All these characters converge at the Algiers Motel, a party spot in the west of the city that becomes the scene of one of the most notorious incidents of the riots as Krauss – a fictionalised character based on a real cop – responds with his partners to reports that shots have been fired from the hotel. In their efforts to root out the alleged shooter, they subject the assembled inhabitants to horrific abuse – with fatal consequences for some and life-changing effects for others.

Bigelow’s dramatisation of this is unbearably intense and tough to take; but it’s precisely the dogged nature of the portrayal that makes the film such a powerful indictment of institutionalised racism, both then and now. Largely stripped of perception-colouring backstories (Bigelow, Boal and the cast are masters of economical character development), the characters’ humanity or inhumanity is revealed by their various responses to this situation and the film smartly widens the condemnation of Krauss and his peers to the blind-eye-turning authority figures – the National Guard, the State police, Krauss’s colleagues and bosses – who could have put a stop to this but didn’t. If there’s a weakness, it’s the decision to rush through the various investigations and trials that followed, but this doesn’t blunt the overall impact. If anything, the swiftness with which justice is inevitably and depressingly denied feels like a comment on the damaging legacy of a country determined to continually turn away from its history instead of confronting it head on.
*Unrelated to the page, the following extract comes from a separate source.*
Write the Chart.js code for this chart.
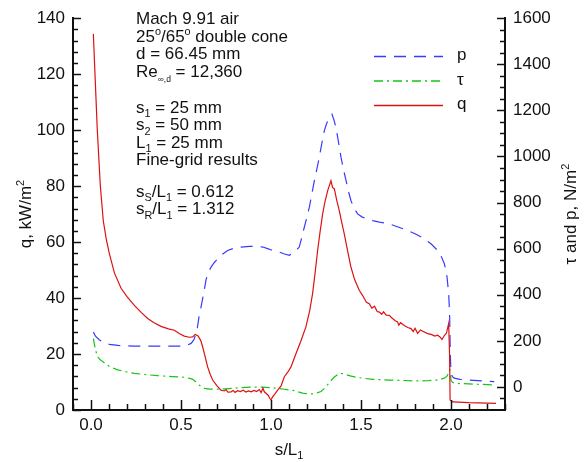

Making a welcome return to directing feature films after a mercifully short-lived hiatus, Steven Soderbergh doubles down on the breezy brilliance that made Magic Mike, Ocean’s Eleven and Out of Sight such bright spots on the blockbuster landscape with a film that brings summer to a close in effortless style. Reteaming with Channing Tatum for the fourth time, Logan Lucky sees Soderbergh exercise his comedy chops once again with a hillbilly heist film that affectionately satirises and celebrates an American heartland too easily demonised for its broad support of the current president. Not that politics are much on the mind of Jimmy Logan (Tatum). Though hurting financially thanks to a failing economy, he’s got a foolproof plan (emphasis on the foolproof part) to break what’s become something of a family curse by pulling off a daring heist in the middle of a NASCAR race. Teaming up with his one-armed brother Clyde (Adam Driver) and their no-nonsense hairdresser sister Mellie (Riley Keough), Jimmy’s plan – concocted so he can continue to support and have access to his daughter – isn’t slick or hi-tech, but it is ingenious, requiring – among other things – breaking an explosives expert called Joe Bang (Daniel Craig) out of and then back into jail in order to pull it off. As with the Ocean’s movies it’s the camaraderie rather than the crime that’s the selling point and Soderbergh’s cast are a blast, particularly Craig (who’s funny in a way he’s never really been allowed to demonstrate before) and Driver, who gets the film’s biggest laugh as the hapless, handless Clyde.